Eubanks, who played his high school tennis at Westlake High School, has played at Atlantic Station before. He has twice played in the Qualifying tournament, but the BB&T Atlanta Open has made college participation a tradition. Last year Nathan Pasha, a player from Georgia, got to play in the main draw. 2015 would be Georgia Tech’s turn and while Eubanks was hoping he would earn the opportunity, he wasn’t sure that he would be his coaches pick to represent the Yellow Jackets. That changed once the season started and Eubanks rose to the top spot on the roster, much to his surprise.” My coach (Kenny Thorne) saw something in me that I didn’t see in myself “, said Eubanks.
Chris finished his freshman season by helping the Jackets advance to the NCAA Men’s Championships, they hitting the road to get a closer look at how the game is played on the ATP Tour. The 6-7 Eubanks spent June and early July in Europe as a practice partner for his friend Donald Young. The fact that Young, the former top ranked boys junior player in the world, has been on the pro tour for 10 years, makes you wonder where the time has gone. Eubanks helped Young prepare for the grass court tournaments including Wimbledon.” I learned a lot just by watching “, says Eubanks. “The great players like Federer and Djokovic don’t make unforced errors.”
Tuesday night at Atlantic Station was test time. Eubanks and Young played doubles before a College Night crowd that included Georgia Tech Basketball coaching legend Bobby Cremins. The hometown duo beat Mate Pavic and Michael Venus to the delight of the Atlantic Station crowd. An excited Eubanks admitted that getting to sleep afterward was hard, “Yes I was eventually able to get to sleep. It took me a while though.” The next day Chris was brought back to earth in his singles match against tour veteran Radek Stepanek. A tough lesson learned against a player who was once ranked 8th in the world. No shame in the singles setback, after all there is still more doubles to play on Friday.
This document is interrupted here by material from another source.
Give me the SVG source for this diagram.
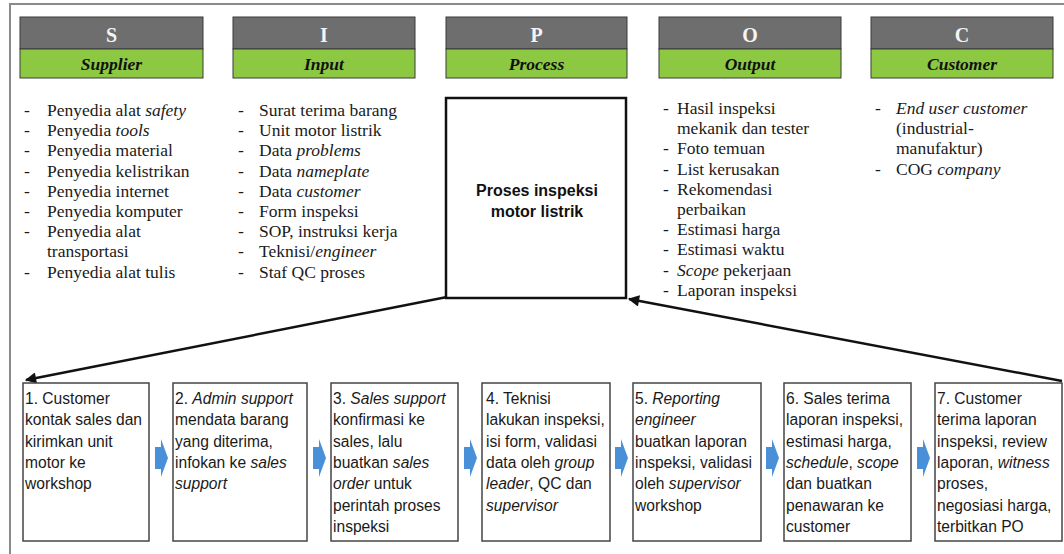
<svg xmlns="http://www.w3.org/2000/svg" width="1064" height="554" viewBox="0 0 1064 554">
<style>
.frame{fill:none;stroke:#8a8a8a;stroke-width:2}
.hg{fill:#6e6e6e;stroke:#3a3a3a;stroke-width:1}
.hgr{fill:#8dc842;stroke:#3a3a3a;stroke-width:1}
.hl{font-family:"Liberation Serif",serif;font-weight:bold;font-size:20px;fill:#f4f4f4;text-anchor:middle}
.hs{font-family:"Liberation Serif",serif;font-weight:bold;font-style:italic;font-size:17.5px;fill:#111;text-anchor:middle}
.ls{font-family:"Liberation Serif",serif;font-size:17.5px;fill:#1a1a1a}
.it{font-style:italic}
.pbox{fill:#fff;stroke:#111;stroke-width:2.5}
.pt{font-family:"Liberation Sans",sans-serif;font-weight:bold;font-size:16px;fill:#111;text-anchor:middle}
.box{fill:#fff;stroke:#444;stroke-width:1.5}
.bt{font-family:"Liberation Sans",sans-serif;font-size:15.6px;fill:#1a1a1a}
.blue{fill:#4a90d9}
.conn{fill:none;stroke:#111;stroke-width:2.5}
</style>
<defs>
<marker id="ah" viewBox="0 0 10 10" refX="9" refY="5" markerWidth="5.5" markerHeight="4.5" orient="auto" markerUnits="strokeWidth">
<path d="M0,0 L10,5 L0,10 z" fill="#111"/>
</marker>
<path id="barrow" d="M-6,-11 L0,-11 L0,-19 L7,0 L0,19 L0,11 L-6,11 z"/>
</defs>
<rect width="1064" height="554" fill="#fff"/>
<rect class="frame" x="10" y="4" width="1070" height="570"/>

<g id="header-S">
<rect class="hg" x="20" y="17" width="183" height="32"/>
<rect class="hgr" x="20" y="49" width="183" height="29"/>
<text class="hl" x="111.5" y="42">S</text>
<text class="hs" x="111.5" y="70">Supplier</text>
</g>
<g id="header-I">
<rect class="hg" x="233" y="17" width="182" height="32"/>
<rect class="hgr" x="233" y="49" width="182" height="29"/>
<text class="hl" x="324" y="42">I</text>
<text class="hs" x="324" y="70">Input</text>
</g>
<g id="header-P">
<rect class="hg" x="446" y="17" width="181" height="32"/>
<rect class="hgr" x="446" y="49" width="181" height="29"/>
<text class="hl" x="536.5" y="42">P</text>
<text class="hs" x="536.5" y="70">Process</text>
</g>
<g id="header-O">
<rect class="hg" x="659" y="17" width="182" height="32"/>
<rect class="hgr" x="659" y="49" width="182" height="29"/>
<text class="hl" x="750" y="42">O</text>
<text class="hs" x="750" y="70">Output</text>
</g>
<g id="header-C">
<rect class="hg" x="871" y="17" width="182" height="32"/>
<rect class="hgr" x="871" y="49" width="182" height="29"/>
<text class="hl" x="962" y="42">C</text>
<text class="hs" x="962" y="70">Customer</text>
</g>

<g id="list-supplier" class="ls">
<text x="24" y="116">-</text><text x="47" y="116">Penyedia alat <tspan class="it">safety</tspan></text>
<text x="24" y="136.2">-</text><text x="47" y="136.2">Penyedia <tspan class="it">tools</tspan></text>
<text x="24" y="156.4">-</text><text x="47" y="156.4">Penyedia material</text>
<text x="24" y="176.6">-</text><text x="47" y="176.6">Penyedia kelistrikan</text>
<text x="24" y="196.8">-</text><text x="47" y="196.8">Penyedia internet</text>
<text x="24" y="217">-</text><text x="47" y="217">Penyedia komputer</text>
<text x="24" y="237.2">-</text><text x="47" y="237.2">Penyedia alat</text>
<text x="47" y="257.4">transportasi</text>
<text x="24" y="277.6">-</text><text x="47" y="277.6">Penyedia alat tulis</text>
</g>

<g id="list-input" class="ls">
<text x="238" y="116">-</text><text x="259" y="116">Surat terima barang</text>
<text x="238" y="136.2">-</text><text x="259" y="136.2">Unit motor listrik</text>
<text x="238" y="156.4">-</text><text x="259" y="156.4">Data <tspan class="it">problems</tspan></text>
<text x="238" y="176.6">-</text><text x="259" y="176.6">Data <tspan class="it">nameplate</tspan></text>
<text x="238" y="196.8">-</text><text x="259" y="196.8">Data <tspan class="it">customer</tspan></text>
<text x="238" y="217">-</text><text x="259" y="217">Form inspeksi</text>
<text x="238" y="237.2">-</text><text x="259" y="237.2">SOP, instruksi kerja</text>
<text x="238" y="257.4">-</text><text x="259" y="257.4">Teknisi/<tspan class="it">engineer</tspan></text>
<text x="238" y="277.6">-</text><text x="259" y="277.6">Staf QC proses</text>
</g>

<g id="process">
<rect class="pbox" x="446" y="98" width="180" height="200"/>
<text class="pt" x="537" y="196">Proses inspeksi</text>
<text class="pt" x="537" y="217">motor listrik</text>
</g>

<g id="list-output" class="ls">
<text x="663" y="114">-</text><text x="677" y="114">Hasil inspeksi</text>
<text x="677" y="134.2">mekanik dan tester</text>
<text x="663" y="154.4">-</text><text x="677" y="154.4">Foto temuan</text>
<text x="663" y="174.6">-</text><text x="677" y="174.6">List kerusakan</text>
<text x="663" y="194.8">-</text><text x="677" y="194.8">Rekomendasi</text>
<text x="677" y="215">perbaikan</text>
<text x="663" y="235.2">-</text><text x="677" y="235.2">Estimasi harga</text>
<text x="663" y="255.4">-</text><text x="677" y="255.4">Estimasi waktu</text>
<text x="663" y="275.6">-</text><text x="677" y="275.6"><tspan class="it">Scope</tspan> pekerjaan</text>
<text x="663" y="295.8">-</text><text x="677" y="295.8">Laporan inspeksi</text>
</g>

<g id="list-customer" class="ls">
<text x="875" y="114">-</text><text x="896" y="114" class="it">End user customer</text>
<text x="896" y="134.2">(industrial-</text>
<text x="896" y="154.4">manufaktur)</text>
<text x="875" y="174.6">-</text><text x="896" y="174.6">COG <tspan class="it">company</tspan></text>
</g>

<g id="connectors">
<line class="conn" x1="447" y1="297" x2="26" y2="380" marker-end="url(#ah)"/>
<line class="conn" x1="1062" y1="381" x2="629" y2="299" marker-end="url(#ah)"/>
<use href="#barrow" class="blue" x="161" y="458"/>
<use href="#barrow" class="blue" x="319" y="458"/>
<use href="#barrow" class="blue" x="470" y="458"/>
<use href="#barrow" class="blue" x="621" y="458"/>
<use href="#barrow" class="blue" x="772" y="458"/>
<use href="#barrow" class="blue" x="923" y="458"/>
</g>

<g id="step1">
<rect class="box" x="23" y="383" width="126" height="158"/>
<text class="bt" x="25" y="404">1. Customer</text>
<text class="bt" x="25" y="425.3">kontak sales dan</text>
<text class="bt" x="25" y="446.6">kirimkan unit</text>
<text class="bt" x="25" y="467.9">motor ke</text>
<text class="bt" x="25" y="489.2">workshop</text>
</g>
<g id="step2">
<rect class="box" x="173" y="383" width="134" height="158"/>
<text class="bt" x="175" y="404">2. <tspan class="it">Admin support</tspan></text>
<text class="bt" x="175" y="425.3">mendata barang</text>
<text class="bt" x="175" y="446.6">yang diterima,</text>
<text class="bt" x="175" y="467.9">infokan ke <tspan class="it">sales</tspan></text>
<text class="bt" x="175" y="489.2"><tspan class="it">support</tspan></text>
</g>
<g id="step3">
<rect class="box" x="331" y="383" width="127" height="158"/>
<text class="bt" x="333" y="404">3. <tspan class="it">Sales support</tspan></text>
<text class="bt" x="333" y="425.3">konfirmasi ke</text>
<text class="bt" x="333" y="446.6">sales, lalu</text>
<text class="bt" x="333" y="467.9">buatkan <tspan class="it">sales</tspan></text>
<text class="bt" x="333" y="489.2"><tspan class="it">order</tspan> untuk</text>
<text class="bt" x="333" y="510.5">perintah proses</text>
<text class="bt" x="333" y="531.8">inspeksi</text>
</g>
<g id="step4">
<rect class="box" x="482" y="383" width="128" height="158"/>
<text class="bt" x="486" y="404">4. Teknisi</text>
<text class="bt" x="486" y="425.3">lakukan inspeksi,</text>
<text class="bt" x="486" y="446.6">isi form, validasi</text>
<text class="bt" x="486" y="467.9">data oleh <tspan class="it">group</tspan></text>
<text class="bt" x="486" y="489.2"><tspan class="it">leader</tspan>, QC dan</text>
<text class="bt" x="486" y="510.5"><tspan class="it">supervisor</tspan></text>
</g>
<g id="step5">
<rect class="box" x="633" y="383" width="128" height="158"/>
<text class="bt" x="635" y="404">5. <tspan class="it">Reporting</tspan></text>
<text class="bt" x="635" y="425.3"><tspan class="it">engineer</tspan></text>
<text class="bt" x="635" y="446.6">buatkan laporan</text>
<text class="bt" x="635" y="467.9">inspeksi, validasi</text>
<text class="bt" x="635" y="489.2">oleh <tspan class="it">supervisor</tspan></text>
<text class="bt" x="635" y="510.5">workshop</text>
</g>
<g id="step6">
<rect class="box" x="784" y="383" width="127" height="158"/>
<text class="bt" x="786" y="404">6. Sales terima</text>
<text class="bt" x="786" y="425.3">laporan inspeksi,</text>
<text class="bt" x="786" y="446.6">estimasi harga,</text>
<text class="bt" x="786" y="467.9"><tspan class="it">schedule</tspan>, <tspan class="it">scope</tspan></text>
<text class="bt" x="786" y="489.2">dan buatkan</text>
<text class="bt" x="786" y="510.5">penawaran ke</text>
<text class="bt" x="786" y="531.8">customer</text>
</g>
<g id="step7">
<rect class="box" x="935" y="383" width="127" height="158"/>
<text class="bt" x="937" y="404">7. Customer</text>
<text class="bt" x="937" y="425.3">terima laporan</text>
<text class="bt" x="937" y="446.6">inspeksi, review</text>
<text class="bt" x="937" y="467.9">laporan, <tspan class="it">witness</tspan></text>
<text class="bt" x="937" y="489.2">proses,</text>
<text class="bt" x="937" y="510.5">negosiasi harga,</text>
<text class="bt" x="937" y="531.8">terbitkan PO</text>
</g>
</svg>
A win by Chris Eubanks and Donald Young would propel them into the semifinals and a likely date with Mike and Bob Bryan, the most dominant doubles team on the men’s tour. It would also be two rounds worth of ATP paychecks, which Young can accept, but Eubanks cannot. Chris will go back to school this fall with something most other college players won’t have, the experience of practicing at Wimbledon plus playing and winning an ATP tour match. Some things you just can’t put a price tag on. Ring the bell, school is in session at the BB&T Atlanta Open.